When we graft a large number of a cultivar – say 500 up – I purposely graft on two or three different dates, with the scionwood coming from different places. It would be easier to do all of one variety at a time, but I feel that I'm spreading out the risk by splitting things up. Maybe grafter J. has a migraine on one day and her results won't be so good, but hopefully she's fine a month later when we do some more. Even after 40-plus years I continue to be nervous and I take nothing for granted. I don't put all of my chicken eggs in one basket either.

Acer palmatum 'Anne Irene'

Most men are attracted to women, but we all have our "type." Aside from anatomical features, some of us would choose smoldering beauty but others prefer cute and sweet. I go for the latter for it aptly describes my wife. Similarly I have become smitten with Acer palmatum 'Anne Irene', a new Dutch introduction that was discovered as a sport on A.p. 'Summer Gold'. Best in spring, the bright yellow leaves are highlighted by a red margin. I won't go so far as to say 'Anne Irene' is my favorite maple, but she's certainly a maple I highly favor: cute and sweet in spring and summer, but then she actually smolders in autumn with deep red-to-maroon foliage color. I would love to meet the girl that the maple was named for; was she the finder's daughter, or...
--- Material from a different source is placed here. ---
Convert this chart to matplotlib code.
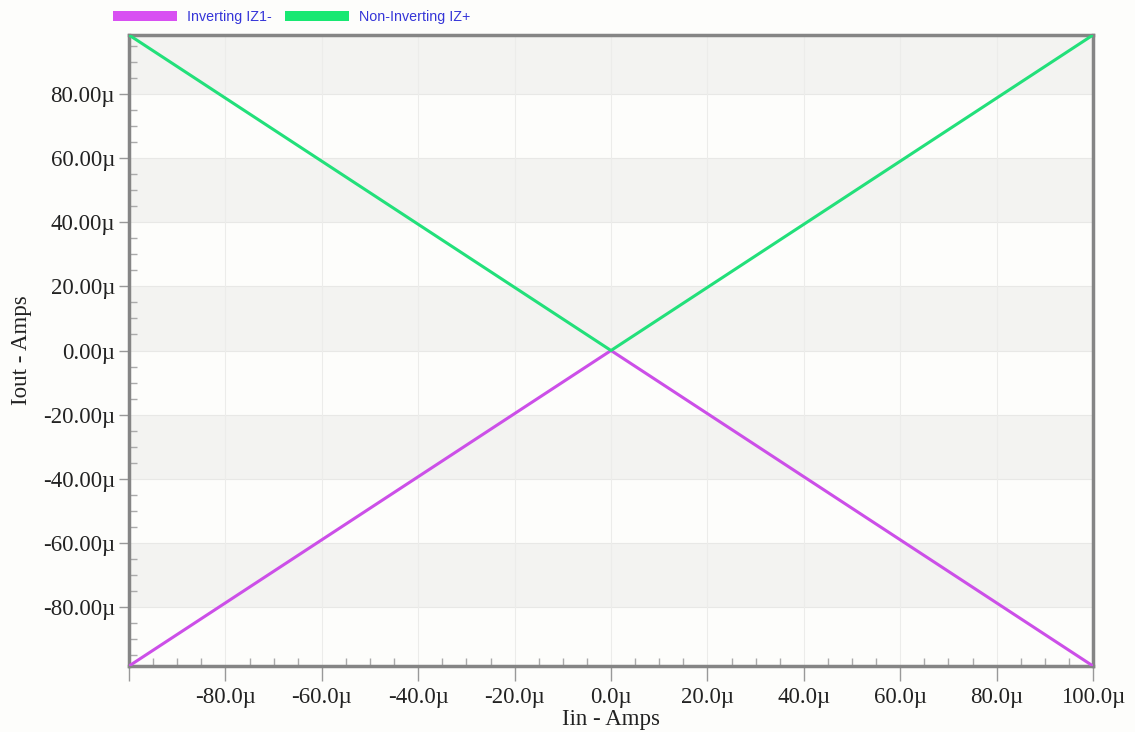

I'm no stranger to beauty because my two youngest daughters (ages 13 and 16) are responsible for preparing the scions. They cut the leaves off at the petioles and shorten the tips as necessary, and they are faster, more confident and involved than my regular employees. They would work for no pay, just to help me out, and besides they like to bond in the shared activity. Each has worked alone, but they are happier and faster in each other's company. So just know: if you buy a maple graft from us next spring, or a specimen five years from now, one of these two beauties had her hand on it in the beginning.